→ **PROBLEM TO SOLVE**
Lift out all lines below that contain "picture".

→ **DATASET EXCERPTS**
-*-*-

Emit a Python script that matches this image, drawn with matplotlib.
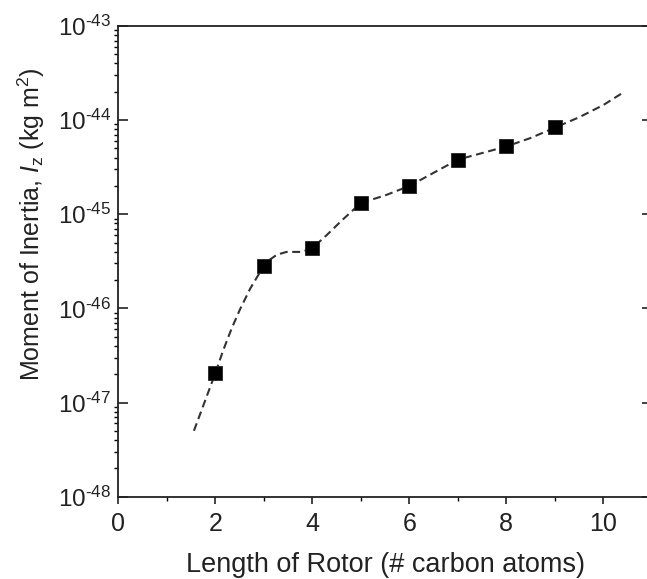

-*-*-

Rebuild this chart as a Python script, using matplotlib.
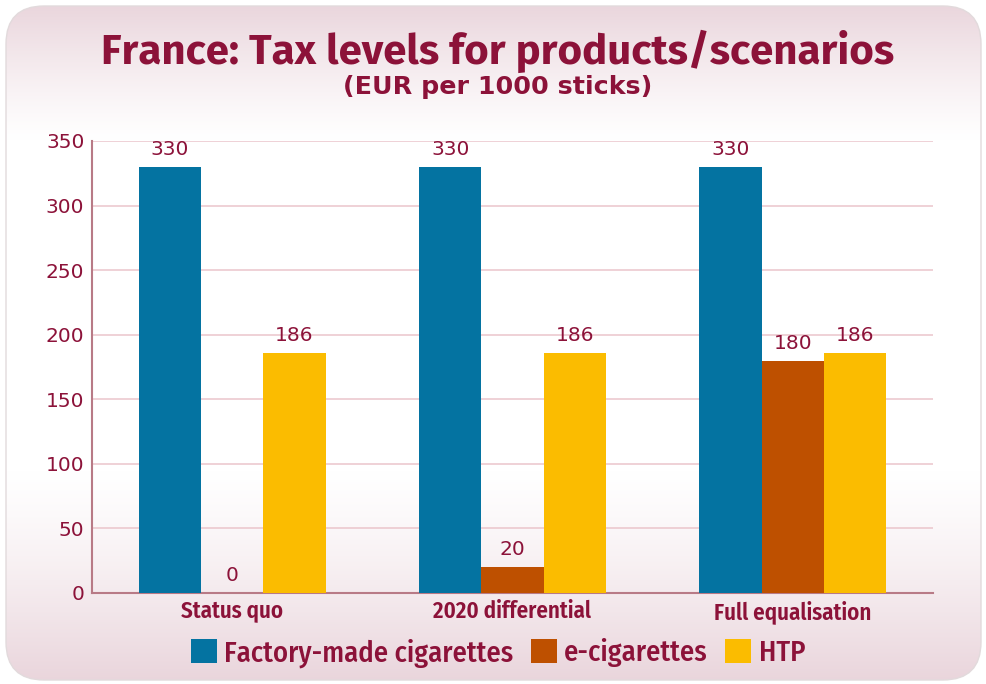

-*-*-

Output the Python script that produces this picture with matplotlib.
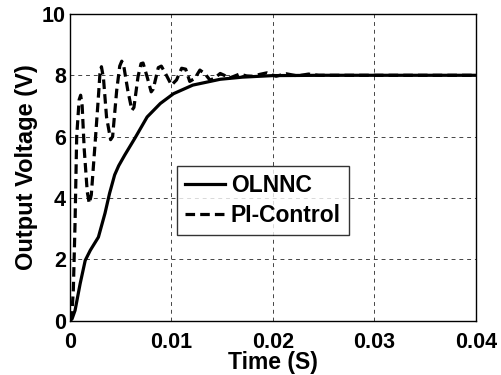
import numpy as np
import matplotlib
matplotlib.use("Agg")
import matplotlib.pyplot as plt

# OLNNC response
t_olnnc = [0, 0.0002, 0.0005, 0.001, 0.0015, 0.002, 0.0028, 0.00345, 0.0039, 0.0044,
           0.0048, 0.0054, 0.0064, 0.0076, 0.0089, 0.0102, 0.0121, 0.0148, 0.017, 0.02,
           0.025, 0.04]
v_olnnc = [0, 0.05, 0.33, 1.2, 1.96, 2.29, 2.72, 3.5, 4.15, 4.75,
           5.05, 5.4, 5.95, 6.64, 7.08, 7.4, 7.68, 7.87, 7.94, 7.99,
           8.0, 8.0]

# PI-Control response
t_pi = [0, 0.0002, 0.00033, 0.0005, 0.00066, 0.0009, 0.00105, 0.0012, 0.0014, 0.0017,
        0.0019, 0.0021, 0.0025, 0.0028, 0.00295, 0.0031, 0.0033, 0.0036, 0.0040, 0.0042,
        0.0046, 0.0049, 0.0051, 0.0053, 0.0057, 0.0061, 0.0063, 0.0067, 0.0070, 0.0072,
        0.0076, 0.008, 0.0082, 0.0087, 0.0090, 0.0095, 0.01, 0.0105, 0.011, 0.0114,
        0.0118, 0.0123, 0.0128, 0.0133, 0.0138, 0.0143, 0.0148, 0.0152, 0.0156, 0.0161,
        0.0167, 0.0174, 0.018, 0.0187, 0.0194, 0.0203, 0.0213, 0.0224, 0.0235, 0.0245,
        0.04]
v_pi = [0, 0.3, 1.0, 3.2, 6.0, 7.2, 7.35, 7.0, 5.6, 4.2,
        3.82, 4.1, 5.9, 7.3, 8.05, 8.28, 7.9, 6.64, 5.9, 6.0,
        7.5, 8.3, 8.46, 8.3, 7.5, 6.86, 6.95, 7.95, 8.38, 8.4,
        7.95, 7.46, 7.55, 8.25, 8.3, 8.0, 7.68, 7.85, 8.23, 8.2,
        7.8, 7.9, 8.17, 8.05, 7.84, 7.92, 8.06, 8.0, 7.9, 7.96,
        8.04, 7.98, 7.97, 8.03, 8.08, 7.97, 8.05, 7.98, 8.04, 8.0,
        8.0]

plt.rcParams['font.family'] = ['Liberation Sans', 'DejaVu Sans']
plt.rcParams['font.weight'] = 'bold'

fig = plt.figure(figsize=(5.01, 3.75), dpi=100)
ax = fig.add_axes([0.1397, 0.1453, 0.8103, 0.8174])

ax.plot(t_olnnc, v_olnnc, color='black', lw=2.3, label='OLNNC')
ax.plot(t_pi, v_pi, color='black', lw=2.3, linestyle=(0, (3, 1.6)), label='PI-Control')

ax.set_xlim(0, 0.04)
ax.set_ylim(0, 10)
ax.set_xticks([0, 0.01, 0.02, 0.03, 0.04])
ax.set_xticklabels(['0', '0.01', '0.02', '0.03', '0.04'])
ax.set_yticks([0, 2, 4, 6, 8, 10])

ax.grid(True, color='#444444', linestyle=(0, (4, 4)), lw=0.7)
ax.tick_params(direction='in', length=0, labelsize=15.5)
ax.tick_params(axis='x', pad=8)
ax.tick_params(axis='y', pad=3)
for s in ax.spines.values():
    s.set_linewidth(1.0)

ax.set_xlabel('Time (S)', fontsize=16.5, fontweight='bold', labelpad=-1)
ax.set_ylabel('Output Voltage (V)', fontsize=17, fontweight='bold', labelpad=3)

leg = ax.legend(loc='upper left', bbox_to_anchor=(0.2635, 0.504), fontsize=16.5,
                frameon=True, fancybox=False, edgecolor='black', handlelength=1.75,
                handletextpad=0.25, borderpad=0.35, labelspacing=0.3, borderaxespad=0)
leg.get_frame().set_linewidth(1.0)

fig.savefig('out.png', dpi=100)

-*-*-

→ **THE REPLY**
Output the Python script that produces this picture with matplotlib.

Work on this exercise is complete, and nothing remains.